### WHAT YOU WILL DO
Reproduce nothing but the lines from the start of the material through the line that includes "93.5, 93.5, 93.5];", both ends included, and omit every picture.

##### SOURCE DATA #####

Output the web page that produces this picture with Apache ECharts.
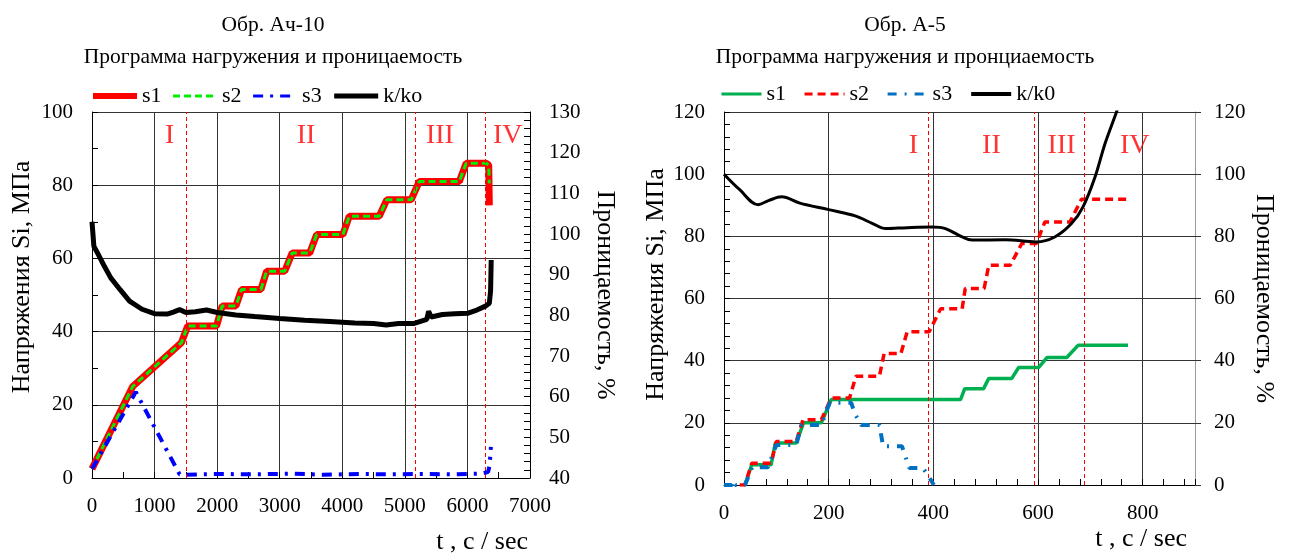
<!DOCTYPE html>
<html>
<head>
<meta charset="utf-8">
<script src="https://cdn.jsdelivr.net/npm/echarts@6/dist/echarts.min.js"></script>
<style>
  html, body { margin: 0; padding: 0; background: #fff; }
  #chart { width: 1291px; height: 555px; }
</style>
</head>
<body>
<div id="chart"></div>
<script>
// ---------- Sample Ач-10 : time, s ----------
const achStressT = [0, 650, 1430, 1530, 1990, 2080, 2300, 2390, 2700, 2790, 3080, 3200, 3480, 3590, 4010, 4110, 4590, 4710, 5100, 5230, 5870, 5980, 6300, 6340, 6350];
const achS1      = [2.5, 25, 37, 41.5, 41.5, 47, 47, 51.5, 51.5, 56.5, 56.5, 61.5, 61.5, 66.5, 66.5, 71.5, 71.5, 76, 76, 81, 81, 86, 86, 85.5, 74.5];
const achS2      = [2.5, 25, 37, 41.5, 41.5, 47, 47, 51.5, 51.5, 56.5, 56.5, 61.5, 61.5, 66.5, 66.5, 71.5, 71.5, 76, 76, 81, 81, 86, 86, 85.5, 80.5];
const achS3T     = [0, 700, 1400, 1500, 2000, 2600, 3200, 3700, 4300, 4800, 5300, 5800, 6200, 6330, 6355, 6375];
const achS3      = [2.5, 23.5, 1, 0.9, 1.1, 1.0, 1.2, 0.9, 1.1, 1.0, 1.1, 1.0, 1.2, 1.6, 3.5, 8.5];
const achKT      = [0, 30, 100, 200, 300, 450, 600, 800, 1000, 1200, 1300, 1400, 1500, 1650, 1830, 2000, 2300, 2600, 3000, 3400, 3800, 4200, 4500, 4700, 4900, 5150, 5350, 5380, 5420, 5600, 5800, 6000, 6150, 6280, 6350, 6370, 6380];
const achK       = [103, 97, 95, 92, 89.2, 86.3, 83.5, 81.5, 80.4, 80.3, 80.8, 81.4, 80.7, 80.9, 81.3, 80.7, 80.1, 79.7, 79.2, 78.8, 78.5, 78.1, 78.0, 77.6, 78.0, 78.0, 79.0, 81.0, 79.6, 80.2, 80.4, 80.5, 81.3, 82.2, 83.0, 86, 93.6];
const achStageT  = [1500, 5160, 6290];
const achRomanT  = [1240, 3420, 5560, 6645];
const achRomanY  = [93.5, 93.5, 93.5, 93.5];

// ---------- Sample А-5 : time, s ----------
const a5S1T = [40, 53, 90, 98, 138, 152, 186, 205, 452, 460, 496, 506, 550, 563, 601, 617, 655, 677, 772];
const a5S1  = [0, 6.5, 6.5, 13.5, 13.5, 20, 20, 27.5, 27.5, 31, 31, 34.3, 34.3, 37.8, 37.8, 41, 41, 45, 45];
const a5S2T = [30, 40, 53, 90, 100, 138, 151, 186, 205, 240, 252, 297, 306, 338, 350, 392, 414, 455, 461, 497, 506, 547, 569, 597, 613, 661, 683, 772];
const a5S2  = [0, 0, 7, 7, 14, 14, 21, 21, 28, 28, 35, 35, 42.3, 42.3, 49.3, 49.3, 56.7, 56.7, 63.2, 63.2, 70.7, 70.7, 77.7, 77.7, 84.6, 84.6, 91.9, 91.9];
const a5S3T = [0, 15, 18, 22, 40, 54, 84, 100, 138, 148, 186, 202, 243, 250, 262, 297, 304, 340, 354, 380, 390, 401];
const a5S3  = [0, 0, 1.5, 0, 0, 5.7, 5.7, 12.9, 12.9, 19.3, 19.3, 26.5, 26.5, 23, 19.3, 19.3, 12.5, 12.5, 5.5, 5.5, 3, 0];
const a5KT  = [0, 30, 65, 85, 110, 145, 200, 252, 284, 309, 350, 398, 423, 455, 474, 537, 597, 632, 664, 686, 709, 728, 750, 760];
const a5K   = [100, 95, 90.2, 91.5, 92.7, 90.7, 88.6, 86.5, 84.1, 82.5, 82.8, 83.0, 82.5, 79.8, 78.8, 78.9, 78.2, 79.8, 84.1, 89.5, 99.1, 109.8, 120, 125];
const a5StageT = [390, 592, 688];
const a5RomanT = [362, 511, 645, 785];
const a5RomanY = [109.3, 109.3, 109.3, 109.3];

const romanText = ['I', 'II', 'III', 'IV'];

const zip = (xs, ys) => xs.map((x, i) => [x, ys[i]]);
const FONT = '"Liberation Serif", "Times New Roman", serif';
const BLACK = '#000';
const GRID = '#333';
const plainNumber = v => String(v);
const NAME_STYLE = { fontFamily: FONT, fontSize: 26, color: BLACK };

function valueX(gridIndex, max, interval, minorSplit, name, opts) {
  return Object.assign({
    gridIndex, type: 'value', min: 0, max, interval,
    axisLine: { show: true, lineStyle: { color: BLACK, width: 1 } },
    axisTick: { show: true, inside: true, length: 6, lineStyle: { color: BLACK } },
    minorTick: { show: true, splitNumber: minorSplit, length: 6, lineStyle: { color: BLACK } },
    splitLine: { show: true, lineStyle: { color: GRID, width: 1 } },
    name,
    nameLocation: 'end',
    nameGap: -2
  }, opts);
}

function valueY(gridIndex, position, min, max, interval, opts) {
  return Object.assign({
    gridIndex, type: 'value', position, min, max, interval,
    axisLine: { show: true, lineStyle: { color: BLACK, width: 1 } },
    axisTick: { show: true, inside: true, length: 6, lineStyle: { color: BLACK } },
    splitLine: { show: false },
    axisLabel: { fontFamily: FONT, fontSize: 21, color: BLACK, margin: 19, formatter: plainNumber },
    nameLocation: 'middle',
    nameTextStyle: NAME_STYLE
  }, opts);
}

function stageSeries(xi, yi, tArr, yArr, stages) {
  return {
    type: 'scatter', xAxisIndex: xi, yAxisIndex: yi, silent: true,
    symbolSize: 1, itemStyle: { color: 'rgba(0,0,0,0)' },
    data: tArr.map((t, i) => [t, yArr[i], romanText[i]]),
    label: {
      show: true, position: 'inside', formatter: p => p.value[2],
      fontFamily: FONT, fontSize: 28, color: '#ff0000'
    },
    markLine: {
      silent: true, symbol: ['none', 'none'], label: { show: false },
      lineStyle: { color: '#ff0000', type: [4, 3], width: 1 },
      data: stages.map(t => ({ xAxis: t }))
    },
    z: 1
  };
}

const legendText = { fontFamily: FONT, fontSize: 22, color: BLACK };
const titleText = { fontFamily: FONT, fontSize: 21.5, fontWeight: 'normal', color: BLACK, lineHeight: 32 };

const chart = echarts.init(document.getElementById('chart'), null, { renderer: 'canvas' });
chart.setOption({
  animation: false,
  backgroundColor: '#fff',
  title: [
    { text: 'Обр. Ач-10\nПрограмма нагружения и проницаемость', left: 268, top: 4, textAlign: 'center', textStyle: titleText },
    { text: 'Обр. А-5\nПрограмма нагружения и пронциаемость', left: 900, top: 4, textAlign: 'center', textStyle: titleText }
  ],
  legend: [
    { data: [
        { name: 's1', lineStyle: { width: 6 } },
        { name: 's2', lineStyle: { width: 3 } },
        { name: 's3', lineStyle: { width: 3 } },
        { name: 'k/ko', lineStyle: { width: 5 } }
      ],
      left: 90, top: 85, padding: 0, itemWidth: 44, itemHeight: 14, itemGap: 10,
      itemStyle: { opacity: 0 },
      selectedMode: false, textStyle: legendText },
    { data: [
        { name: 's1 ', lineStyle: { width: 3 } },
        { name: 's2 ', lineStyle: { width: 3 } },
        { name: 's3 ', lineStyle: { width: 3 } },
        { name: 'k/k0', lineStyle: { width: 4 } }
      ],
      left: 720, top: 83, padding: 0, itemWidth: 40, itemHeight: 14, itemGap: 17,
      itemStyle: { opacity: 0 },
      selectedMode: false, formatter: n => n.trim(), textStyle: legendText }
  ],
  grid: [
    { left: 92, top: 112, width: 438, height: 370 },
    { left: 724, top: 112, width: 471, height: 373 }
  ],
  xAxis: [
    valueX(0, 7000, 1000, 2, 't , c / sec', {
      axisLabel: { fontFamily: FONT, fontSize: 21, color: BLACK, margin: 18, formatter: plainNumber },
      nameTextStyle: Object.assign({ align: 'right', verticalAlign: 'top', padding: [51, 0, 0, 0] }, NAME_STYLE) }),
    valueX(1, 900, 200, 5, 't , c / sec', {
      axisLabel: { fontFamily: FONT, fontSize: 21, color: BLACK, margin: 18, showMaxLabel: false, formatter: plainNumber },
      nameGap: -8,
      nameTextStyle: Object.assign({ align: 'right', verticalAlign: 'top', padding: [41, 0, 0, 0] }, NAME_STYLE) })
  ],
  yAxis: [
    valueY(0, 'left', 0, 100, 20, {
      minorTick: { show: true, splitNumber: 2, length: 6, lineStyle: { color: BLACK } },
      splitLine: { show: true, lineStyle: { color: GRID, width: 1 } },
      name: 'Напряжения Si, МПа', nameGap: 57,
      nameTextStyle: Object.assign({ padding: [0, 0, 0, 36] }, NAME_STYLE) }),
    valueY(0, 'right', 40, 130, 10, {
      minorTick: { show: true, splitNumber: 5, length: 6, lineStyle: { color: BLACK } },
      name: 'Проницаемость, %', nameRotate: -90, nameGap: 62 }),
    valueY(1, 'left', 0, 120, 20, {
      minorTick: { show: true, splitNumber: 5, length: 6, lineStyle: { color: BLACK } },
      splitLine: { show: true, lineStyle: { color: GRID, width: 1 } },
      name: 'Напряжения Si, МПа', nameGap: 47,
      nameTextStyle: Object.assign({ padding: [0, 0, 0, 28] }, NAME_STYLE) }),
    valueY(1, 'right', 0, 120, 20, {
      axisLine: { show: true, lineStyle: { color: '#9a9a9a', width: 1 } },
      axisTick: { show: true, inside: false, length: 6, lineStyle: { color: GRID } },
      name: 'Проницаемость, %', nameRotate: -90, nameGap: 56 })
  ],
  series: [
    // Ач-10
    { name: 's1', type: 'line', xAxisIndex: 0, yAxisIndex: 0, symbol: 'none', data: zip(achStressT, achS1),
      lineStyle: { color: '#ff0000', width: 7 }, itemStyle: { color: '#ff0000' }, z: 3 },
    { name: 's2', type: 'line', xAxisIndex: 0, yAxisIndex: 0, symbol: 'none', data: zip(achStressT, achS2),
      lineStyle: { color: '#00ee00', width: 3, type: [7, 4] }, itemStyle: { color: '#00ee00' }, z: 4 },
    { name: 's3', type: 'line', xAxisIndex: 0, yAxisIndex: 0, symbol: 'none', data: zip(achS3T, achS3),
      lineStyle: { color: '#0000ff', width: 4, type: [10, 7, 3, 7] }, itemStyle: { color: '#0000ff' }, z: 5 },
    { name: 'k/ko', type: 'line', xAxisIndex: 0, yAxisIndex: 1, symbol: 'none', data: zip(achKT, achK),
      lineStyle: { color: BLACK, width: 5 }, itemStyle: { color: BLACK }, z: 6 },
    stageSeries(0, 0, achRomanT, achRomanY, achStageT),
    // А-5
    { name: 's1 ', type: 'line', xAxisIndex: 1, yAxisIndex: 2, symbol: 'none', data: zip(a5S1T, a5S1),
      lineStyle: { color: '#00b050', width: 3.5 }, itemStyle: { color: '#00b050' }, z: 3 },
    { name: 's2 ', type: 'line', xAxisIndex: 1, yAxisIndex: 2, symbol: 'none', data: zip(a5S2T, a5S2),
      lineStyle: { color: '#ff0000', width: 3.5, type: [8, 5] }, itemStyle: { color: '#ff0000' }, z: 4 },
    { name: 's3 ', type: 'line', xAxisIndex: 1, yAxisIndex: 2, symbol: 'none', data: zip(a5S3T, a5S3),
      lineStyle: { color: '#0070c0', width: 4, type: [9, 8, 2, 8] }, itemStyle: { color: '#0070c0' }, z: 5 },
    { name: 'k/k0', type: 'line', xAxisIndex: 1, yAxisIndex: 3, symbol: 'none', smooth: 0.35, data: zip(a5KT, a5K),
      lineStyle: { color: BLACK, width: 3 }, itemStyle: { color: BLACK }, z: 6 },
    stageSeries(1, 2, a5RomanT, a5RomanY, a5StageT)
  ]
});
</script>
</body>
</html>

#####

### WRITTEN SOLUTION
Output the web page that produces this picture with Apache ECharts.
<!DOCTYPE html>
<html>
<head>
<meta charset="utf-8">
<script src="https://cdn.jsdelivr.net/npm/echarts@6/dist/echarts.min.js"></script>
<style>
  html, body { margin: 0; padding: 0; background: #fff; }
  #chart { width: 1291px; height: 555px; }
</style>
</head>
<body>
<div id="chart"></div>
<script>
// ---------- Sample Ач-10 : time, s ----------
const achStressT = [0, 650, 1430, 1530, 1990, 2080, 2300, 2390, 2700, 2790, 3080, 3200, 3480, 3590, 4010, 4110, 4590, 4710, 5100, 5230, 5870, 5980, 6300, 6340, 6350];
const achS1      = [2.5, 25, 37, 41.5, 41.5, 47, 47, 51.5, 51.5, 56.5, 56.5, 61.5, 61.5, 66.5, 66.5, 71.5, 71.5, 76, 76, 81, 81, 86, 86, 85.5, 74.5];
const achS2      = [2.5, 25, 37, 41.5, 41.5, 47, 47, 51.5, 51.5, 56.5, 56.5, 61.5, 61.5, 66.5, 66.5, 71.5, 71.5, 76, 76, 81, 81, 86, 86, 85.5, 80.5];
const achS3T     = [0, 700, 1400, 1500, 2000, 2600, 3200, 3700, 4300, 4800, 5300, 5800, 6200, 6330, 6355, 6375];
const achS3      = [2.5, 23.5, 1, 0.9, 1.1, 1.0, 1.2, 0.9, 1.1, 1.0, 1.1, 1.0, 1.2, 1.6, 3.5, 8.5];
const achKT      = [0, 30, 100, 200, 300, 450, 600, 800, 1000, 1200, 1300, 1400, 1500, 1650, 1830, 2000, 2300, 2600, 3000, 3400, 3800, 4200, 4500, 4700, 4900, 5150, 5350, 5380, 5420, 5600, 5800, 6000, 6150, 6280, 6350, 6370, 6380];
const achK       = [103, 97, 95, 92, 89.2, 86.3, 83.5, 81.5, 80.4, 80.3, 80.8, 81.4, 80.7, 80.9, 81.3, 80.7, 80.1, 79.7, 79.2, 78.8, 78.5, 78.1, 78.0, 77.6, 78.0, 78.0, 79.0, 81.0, 79.6, 80.2, 80.4, 80.5, 81.3, 82.2, 83.0, 86, 93.6];
const achStageT  = [1500, 5160, 6290];
const achRomanT  = [1240, 3420, 5560, 6645];
const achRomanY  = [93.5, 93.5, 93.5, 93.5];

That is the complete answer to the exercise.